Part 1 – Berta (pp. 3-33)

Part 2 – Berta (pp. 37-40) and Tomás (pp. 41-119)

Part 3 – Berta (pp. 124-165)

Part 4 – Berta (pp. 169-211)

Part 5 – Berta (pp. 215-313)

Part 6 – Berta (pp. 317-363)

Part 7 – Tomás (pp. 367-403)

Part 8 – Tomás (pp. 407-462

Part 9 – Berta (pp. 465-480).

In setting out these page markers (Alfred A. Knopf 2019 edition), a few things become obvious. For one thing, it is a lengthy work. Then there is the duration of Berta’s suffering and her impressive endurance, emphasised by the slow pace of the novel, as Berta narrates action primarily off-stage. For her own life, Berta’s high school romance with Tomás begins during the Franco regime. Tomás goes to study at Oxford University (he is half-English) and when he returns to Madrid, she marries her brilliant linguist. In the late 1970s and into the 1980s, there are two children (Guillermo and Elisa) and young motherhood. As Tomás’s diplomatic career leads to longer periods away from home, Berta begins to teach literature at university. At some point Tomás confesses to a fact known to the reader from Part 2, that he has been recruited by the British intelligence services, though what exactly he does undercover is hinted at rather than ever described.

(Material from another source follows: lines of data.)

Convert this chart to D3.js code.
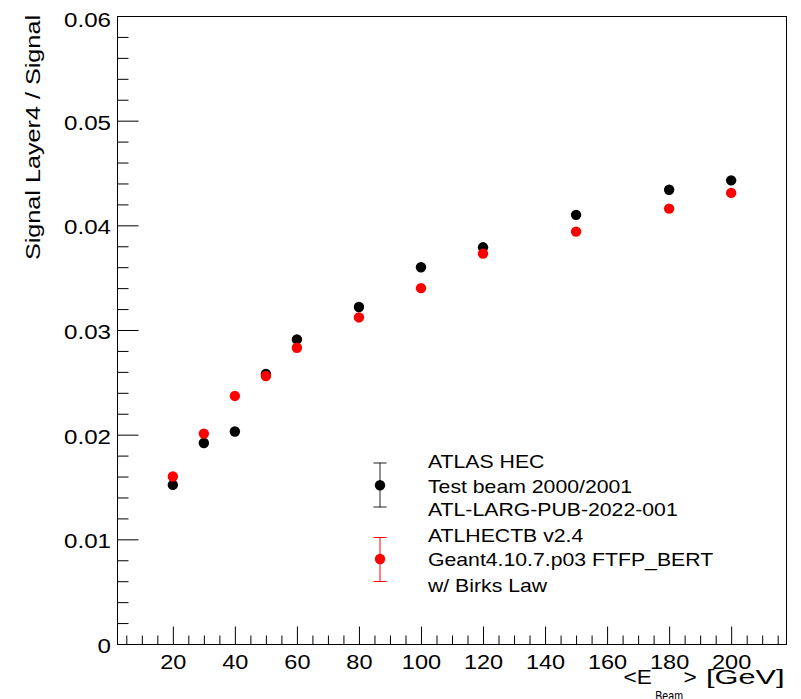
<!DOCTYPE html>
<html>
<head>
<meta charset="utf-8">
<script src="https://cdn.jsdelivr.net/npm/d3@7"></script>
<style>
  html, body { margin: 0; padding: 0; background: #fff; }
  svg { display: block; }
  text { font-family: "Liberation Sans", Arial, Helvetica, sans-serif; fill: #000; }
</style>
</head>
<body>
<svg id="chart" width="801" height="699"></svg>
<script>
// ---- data ----
const energies = [20, 30, 40, 50, 60, 80, 100, 120, 150, 180, 200];
const dataValues = [0.0152, 0.0192, 0.0203, 0.0258, 0.0291, 0.0322, 0.0360, 0.0379, 0.0410, 0.0434, 0.0443];
const simValues  = [0.0160, 0.0201, 0.0237, 0.0256, 0.0283, 0.0312, 0.0340, 0.0373, 0.0394, 0.0416, 0.0431];
const xMajorTicks = [20, 40, 60, 80, 100, 120, 140, 160, 180, 200];
const yMajorTicks = [0, 0.01, 0.02, 0.03, 0.04, 0.05, 0.06];
const yTickLabels = ["0", "0.01", "0.02", "0.03", "0.04", "0.05", "0.06"];
const legendData = ["ATLAS HEC", "Test beam 2000/2001", "ATL-LARG-PUB-2022-001"];
const legendSim = ["ATLHECTB v2.4", "Geant4.10.7.p03 FTFP_BERT", "w/ Birks Law"];
const yTitle = "Signal Layer4 / Signal";

const svg = d3.select("#chart");
const L = 117, R = 787, T = 16, B = 644;
const x = d3.scaleLinear().domain([2, 218]).range([L, R]);
const y = d3.scaleLinear().domain([0, 0.06]).range([B, T]);

const xMinor = d3.range(5, 218, 5).filter(v => v % 20 !== 0);
const yMinor = d3.range(0, 0.0601, 0.002).filter((v, i) => i % 5 !== 0);

// frame
svg.append("rect").attr("x", L + 0.5).attr("y", T + 0.5)
  .attr("width", R - L - 1).attr("height", B - T)
  .attr("fill", "none").attr("stroke", "#000").attr("stroke-width", 1);

function styleAxis(g) {
  g.select(".domain").remove();
  g.selectAll("line").attr("stroke", "#000").attr("stroke-width", 1);
}

// y axis ticks
svg.append("g").attr("transform", `translate(${L + 0.5},0)`)
  .call(d3.axisLeft(y).tickValues(yMinor).tickSize(-11).tickFormat(""))
  .call(styleAxis);
const yAx = svg.append("g").attr("transform", `translate(${L + 0.5},0)`)
  .call(d3.axisLeft(y).tickValues(yMajorTicks).tickSize(-21).tickPadding(6)
    .tickFormat((d, i) => yTickLabels[i]))
  .call(styleAxis);
yAx.selectAll("text")
  .attr("x", null).attr("dy", null).attr("y", null)
  .attr("font-size", 21)
  .attr("text-anchor", "end")
  .attr("transform", function(d) {
    const py = y(d);
    const off = Math.max(py + 8.5, 26.7) - py;
    return `translate(-6.5,${off}) scale(1.15,1)`;
  });

// x axis ticks
svg.append("g").attr("transform", `translate(0,${B + 0.5})`)
  .call(d3.axisBottom(x).tickValues(xMinor).tickSize(-9).tickFormat(""))
  .call(styleAxis);
const xAx = svg.append("g").attr("transform", `translate(0,${B + 0.5})`)
  .call(d3.axisBottom(x).tickValues(xMajorTicks).tickSize(-18).tickFormat(d3.format("d")))
  .call(styleAxis);
xAx.selectAll("text")
  .attr("x", null).attr("dy", null).attr("y", null)
  .attr("font-size", 21)
  .attr("text-anchor", "middle")
  .attr("transform", "translate(0,24.2) scale(1.12,1)");

// y title
svg.append("text")
  .attr("font-size", 21)
  .attr("text-anchor", "end")
  .attr("transform", "translate(40,15) rotate(-90) scale(1.2,1)")
  .text(yTitle);

// x title
svg.append("text").attr("font-size", 21)
  .attr("transform", "translate(623.5,683.8) scale(1.08,1)").text("<E");
svg.append("text").attr("font-size", 14.5)
  .attr("x", 655.3).attr("y", 700.5).attr("textLength", 27.7)
  .attr("lengthAdjust", "spacingAndGlyphs").text("Beam");
svg.append("text").attr("font-size", 21)
  .attr("transform", "translate(683.5,683.8) scale(1.08,1)").text(">");
svg.append("text").attr("font-size", 21)
  .attr("x", 706).attr("y", 683.8).attr("textLength", 78.5)
  .attr("lengthAdjust", "spacingAndGlyphs").text("[GeV]");

// data markers
const pts = energies.map((e, i) => ({ e, d: dataValues[i], s: simValues[i] }));
svg.append("g").selectAll("circle").data(pts).join("circle")
  .attr("cx", p => x(p.e)).attr("cy", p => y(p.d)).attr("r", 5.2).attr("fill", "#000");
svg.append("g").selectAll("circle").data(pts).join("circle")
  .attr("cx", p => x(p.e)).attr("cy", p => y(p.s)).attr("r", 5.2).attr("fill", "#ff0000");

// legend
function legendEntry(cy, top, bot, color, barColor) {
  const g = svg.append("g");
  const lx = 380;
  g.append("line").attr("x1", lx).attr("x2", lx).attr("y1", top).attr("y2", bot)
    .attr("stroke", barColor).attr("stroke-width", 1);
  g.append("line").attr("x1", lx - 6.5).attr("x2", lx + 6.5).attr("y1", top + 0.5).attr("y2", top + 0.5)
    .attr("stroke", barColor).attr("stroke-width", 1);
  g.append("line").attr("x1", lx - 6.5).attr("x2", lx + 6.5).attr("y1", bot - 0.5).attr("y2", bot - 0.5)
    .attr("stroke", barColor).attr("stroke-width", 1);
  g.append("circle").attr("cx", lx).attr("cy", cy).attr("r", 5.2).attr("fill", color);
}
legendEntry(485.3, 462.5, 507.5, "#000", "#222");
legendEntry(559, 537, 582, "#ff0000", "#ff0000");

const dataBase = [468.3, 492.5, 516.3];
const simBase = [542.2, 566, 591.5];
legendData.forEach((t, i) => {
  svg.append("text").attr("font-size", 18)
    .attr("transform", `translate(428,${dataBase[i]}) scale(1.18,1)`).text(t);
});
legendSim.forEach((t, i) => {
  svg.append("text").attr("font-size", 18)
    .attr("transform", `translate(428,${simBase[i]}) scale(1.18,1)`).text(t);
});
</script>
</body>
</html>
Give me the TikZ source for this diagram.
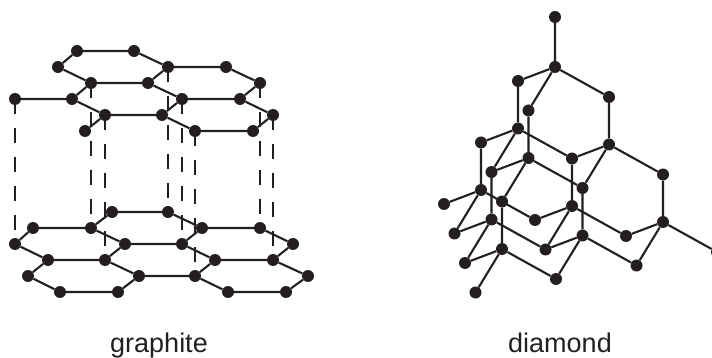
\documentclass[tikz,border=0pt]{standalone}
\usepackage{fontspec}
\setmainfont{Liberation Sans}
\usetikzlibrary{backgrounds}
\definecolor{ink}{RGB}{35,31,32}

\begin{document}
\begin{tikzpicture}[x=1pt, y=-1pt, line join=round,
  atom/.style={circle, fill=ink, inner sep=0pt, minimum size=12pt},
  bond/.style={draw=ink, line width=2.1pt},
  interlayer/.style={draw=ink, line width=1.9pt, dash pattern=on 15pt off 14pt},
  caption/.style={text=ink, font=\fontsize{27}{30}\selectfont, anchor=base}]
\useasboundingbox (0,0) rectangle (712,358);
% graphite, upper sheet
\node[atom] (U1)  at (77,51) {};
\node[atom] (U2)  at (134,51) {};
\node[atom] (U3)  at (58,67) {};
\node[atom] (U4)  at (168,67) {};
\node[atom] (U5)  at (226,67) {};
\node[atom] (U6)  at (91,83) {};
\node[atom] (U7)  at (148,83) {};
\node[atom] (U8)  at (260,83) {};
\node[atom] (U9)  at (15,99) {};
\node[atom] (U10) at (72,99) {};
\node[atom] (U11) at (182,99) {};
\node[atom] (U12) at (240,99) {};
\node[atom] (U13) at (105,115) {};
\node[atom] (U14) at (162,115) {};
\node[atom] (U15) at (273,115) {};
\node[atom] (U16) at (85,131) {};
\node[atom] (U17) at (195,131) {};
\node[atom] (U18) at (253,131) {};
% graphite, lower sheet
\node[atom] (L1)  at (112,212) {};
\node[atom] (L2)  at (168,212) {};
\node[atom] (L3)  at (33,228) {};
\node[atom] (L4)  at (91,228) {};
\node[atom] (L5)  at (202,228) {};
\node[atom] (L6)  at (260,228) {};
\node[atom] (L7)  at (15,244) {};
\node[atom] (L8)  at (125,244) {};
\node[atom] (L9)  at (182,244) {};
\node[atom] (L10) at (293,244) {};
\node[atom] (L11) at (48,260) {};
\node[atom] (L12) at (105,260) {};
\node[atom] (L13) at (215,260) {};
\node[atom] (L14) at (273,260) {};
\node[atom] (L15) at (28,276) {};
\node[atom] (L16) at (139,276) {};
\node[atom] (L17) at (195,276) {};
\node[atom] (L18) at (308,276) {};
\node[atom] (L19) at (60,292) {};
\node[atom] (L20) at (118,292) {};
\node[atom] (L21) at (228,292) {};
\node[atom] (L22) at (286,292) {};
% diamond
\node[atom] (C1)  at (555,17) {};
\node[atom] (C2)  at (555,67) {};
\node[atom] (C3)  at (518,81) {};
\node[atom] (C4)  at (609,97) {};
\node[atom] (C5)  at (528.5,110.5) {};
\node[atom] (C6)  at (518,128.5) {};
\node[atom] (C7)  at (481,142.5) {};
\node[atom] (C8)  at (609,144.5) {};
\node[atom] (C9)  at (528.5,158) {};
\node[atom] (C10) at (572,158.5) {};
\node[atom] (C11) at (491.5,172) {};
\node[atom] (C12) at (481,190) {};
\node[atom] (C13) at (444,204) {};
\node[atom] (C14) at (502,201.5) {};
\node[atom] (C15) at (582.5,188) {};
\node[atom] (C16) at (663,174.5) {};
\node[atom] (C17) at (572,206) {};
\node[atom] (C18) at (535,220) {};
\node[atom] (C19) at (491.5,219.5) {};
\node[atom] (C20) at (663,222) {};
\node[atom] (C21) at (454.5,233.5) {};
\node[atom] (C22) at (582.5,235.5) {};
\node[atom] (C23) at (626,236) {};
\node[atom] (C24) at (502,249) {};
\node[atom] (C25) at (545.5,249.5) {};
\node[atom] (C26) at (465,263) {};
\node[atom] (C27) at (636.5,265.5) {};
\node[atom] (C28) at (717,252) {};
\node[atom] (C29) at (556,279) {};
\node[atom] (C30) at (475.5,292.5) {};
\begin{scope}[on background layer]
\draw[interlayer] (U9.center)--(L7.center) (U6.center)--(L4.center) (U13.center)--(L12.center)
  (U4.center)--(L2.center) (U11.center)--(L9.center) (U17.center)--(L17.center)
  (U8.center)--(L6.center) (U15.center)--(L14.center);
\draw[bond] (U1)--(U2)--(U4)--(U7)--(U6)--(U3)--(U1);
\draw[bond] (U4)--(U5)--(U8)--(U12)--(U11)--(U7);
\draw[bond] (U11)--(U14)--(U13)--(U10)--(U6);
\draw[bond] (U12)--(U15)--(U18)--(U17)--(U14);
\draw[bond] (U9)--(U10) (U13)--(U16);
\draw[bond] (L3)--(L4)--(L8)--(L12)--(L11)--(L7)--(L3);
\draw[bond] (L4)--(L1)--(L2)--(L5)--(L9)--(L8);
\draw[bond] (L5)--(L6)--(L10)--(L14)--(L13)--(L9);
\draw[bond] (L13)--(L17)--(L16)--(L12);
\draw[bond] (L11)--(L15)--(L19)--(L20)--(L16);
\draw[bond] (L14)--(L18)--(L22)--(L21)--(L17);
\draw[bond] (C1)--(C2)--(C3)--(C6)--(C7)--(C12)--(C13);
\draw[bond] (C2)--(C4)--(C8)--(C16)--(C20)--(C28);
\draw[bond] (C2)--(C5)--(C9)--(C14)--(C24)--(C30);
\draw[bond] (C6)--(C10)--(C8)--(C15)--(C22)--(C29)--(C24)--(C26)--(C19)--(C21)--(C12);
\draw[bond] (C6)--(C11)--(C9)--(C15) (C11)--(C19)--(C25)--(C17)--(C10);
\draw[bond] (C12)--(C18)--(C17)--(C23)--(C20)--(C27)--(C22)--(C25);
\end{scope}
\node[caption] (graphite) at (159,352) {graphite};
\node[caption] (diamond) at (560,352) {diamond};
\end{tikzpicture}
\end{document}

Like The Infatuations, Marías demonstrates his ability to write from a woman’s point of view – something this male reader, at least, finds convincing. Berta comes across as intelligent and loyal to her husband, yet as the years pass, she reaches out for occasional company, and becomes, by necessity, independent of any one man. (She steps alongside of and ahead of social changes in Spain in Tomás’s absence). It also wouldn’t be a Javier Marías novel without a range of intertextual allusions – from Balzac’s Colonel Chabert to Shakespeare’s Henry V – stories about long-lost men returning from war, and the masterful use of disguise on the eve of battle. Putting these two things together, the novel narrates a life of slow change and waiting, caught up in Cold War drama and espionage which might as well be fiction to Bertha.

It wouldn’t spoil the novel to quote from the first paragraph, even if, as sometimes happens in a rich novel by a veteran writer, it’s all said there:

For a while, she wasn’t sure her husband was her husband, much as, when you’re dozing, you’re not actually sure whether you’re thinking or dreaming, whether you’re in charge of your own thoughts or have completely lost track of them out of sheer exhaustion. Sometimes she thought he was, sometimes not and at other times, she decided to believe nothing and simply continue living her life with him, or with the that man so similar to him, albeit older. But then she, too, had grown older in his absence; she was very young when they married (p. 3). 

There is a tragic piece of trickery that leads directly to their lives stalling in the promise of youth and a life where ‘like so many, many others, [mine and his] simply exist and wait’ (p. 480). If lines like these don’t shake you awake, then you may as well return to counting down the days yourself.